▶ WRITTEN EXERCISE: Transcribe the lines below verbatim, skipping the images.

▶ GIVEN MATERIAL:
# # # # #

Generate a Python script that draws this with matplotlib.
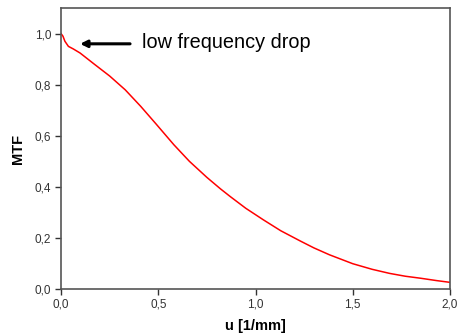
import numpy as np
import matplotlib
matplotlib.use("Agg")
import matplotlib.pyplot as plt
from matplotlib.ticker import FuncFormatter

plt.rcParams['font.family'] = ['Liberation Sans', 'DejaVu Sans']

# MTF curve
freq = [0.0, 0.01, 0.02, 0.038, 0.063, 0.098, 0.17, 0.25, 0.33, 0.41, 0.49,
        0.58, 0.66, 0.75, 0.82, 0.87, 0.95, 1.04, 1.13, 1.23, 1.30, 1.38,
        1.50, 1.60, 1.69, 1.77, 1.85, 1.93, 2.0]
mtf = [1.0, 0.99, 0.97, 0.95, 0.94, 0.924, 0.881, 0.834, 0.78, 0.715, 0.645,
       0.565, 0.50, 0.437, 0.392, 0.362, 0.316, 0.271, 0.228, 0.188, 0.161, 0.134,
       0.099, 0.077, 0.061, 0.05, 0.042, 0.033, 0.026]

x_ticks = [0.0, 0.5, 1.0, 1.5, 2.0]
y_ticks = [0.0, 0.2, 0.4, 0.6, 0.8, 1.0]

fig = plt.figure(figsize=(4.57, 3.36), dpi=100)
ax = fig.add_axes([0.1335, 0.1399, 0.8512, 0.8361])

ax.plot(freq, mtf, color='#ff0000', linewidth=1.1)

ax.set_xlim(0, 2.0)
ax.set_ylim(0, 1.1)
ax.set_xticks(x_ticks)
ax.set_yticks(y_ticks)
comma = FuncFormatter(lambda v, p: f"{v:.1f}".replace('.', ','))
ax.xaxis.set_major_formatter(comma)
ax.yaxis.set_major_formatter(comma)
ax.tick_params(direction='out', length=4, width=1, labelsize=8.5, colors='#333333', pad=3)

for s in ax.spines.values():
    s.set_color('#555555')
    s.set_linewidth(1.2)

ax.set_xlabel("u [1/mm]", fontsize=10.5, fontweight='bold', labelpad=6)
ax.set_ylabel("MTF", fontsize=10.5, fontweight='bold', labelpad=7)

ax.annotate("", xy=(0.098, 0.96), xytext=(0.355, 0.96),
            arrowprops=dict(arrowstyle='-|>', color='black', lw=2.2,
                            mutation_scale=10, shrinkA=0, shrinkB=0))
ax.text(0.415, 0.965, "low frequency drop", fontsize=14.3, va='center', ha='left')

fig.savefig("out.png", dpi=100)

# # # # #

▶ WRITTEN RESPONSE:
Generate a Python script that draws this with matplotlib.
import numpy as np
import matplotlib
matplotlib.use("Agg")
import matplotlib.pyplot as plt
from matplotlib.ticker import FuncFormatter

plt.rcParams['font.family'] = ['Liberation Sans', 'DejaVu Sans']

# MTF curve
freq = [0.0, 0.01, 0.02, 0.038, 0.063, 0.098, 0.17, 0.25, 0.33, 0.41, 0.49,
        0.58, 0.66, 0.75, 0.82, 0.87, 0.95, 1.04, 1.13, 1.23, 1.30, 1.38,
        1.50, 1.60, 1.69, 1.77, 1.85, 1.93, 2.0]
mtf = [1.0, 0.99, 0.97, 0.95, 0.94, 0.924, 0.881, 0.834, 0.78, 0.715, 0.645,
       0.565, 0.50, 0.437, 0.392, 0.362, 0.316, 0.271, 0.228, 0.188, 0.161, 0.134,
       0.099, 0.077, 0.061, 0.05, 0.042, 0.033, 0.026]

x_ticks = [0.0, 0.5, 1.0, 1.5, 2.0]
y_ticks = [0.0, 0.2, 0.4, 0.6, 0.8, 1.0]

fig = plt.figure(figsize=(4.57, 3.36), dpi=100)
ax = fig.add_axes([0.1335, 0.1399, 0.8512, 0.8361])

ax.plot(freq, mtf, color='#ff0000', linewidth=1.1)

ax.set_xlim(0, 2.0)
ax.set_ylim(0, 1.1)
ax.set_xticks(x_ticks)
ax.set_yticks(y_ticks)
comma = FuncFormatter(lambda v, p: f"{v:.1f}".replace('.', ','))
ax.xaxis.set_major_formatter(comma)
ax.yaxis.set_major_formatter(comma)
ax.tick_params(direction='out', length=4, width=1, labelsize=8.5, colors='#333333', pad=3)

for s in ax.spines.values():
    s.set_color('#555555')
    s.set_linewidth(1.2)

ax.set_xlabel("u [1/mm]", fontsize=10.5, fontweight='bold', labelpad=6)
ax.set_ylabel("MTF", fontsize=10.5, fontweight='bold', labelpad=7)

ax.annotate("", xy=(0.098, 0.96), xytext=(0.355, 0.96),
            arrowprops=dict(arrowstyle='-|>', color='black', lw=2.2,
                            mutation_scale=10, shrinkA=0, shrinkB=0))
ax.text(0.415, 0.965, "low frequency drop", fontsize=14.3, va='center', ha='left')

fig.savefig("out.png", dpi=100)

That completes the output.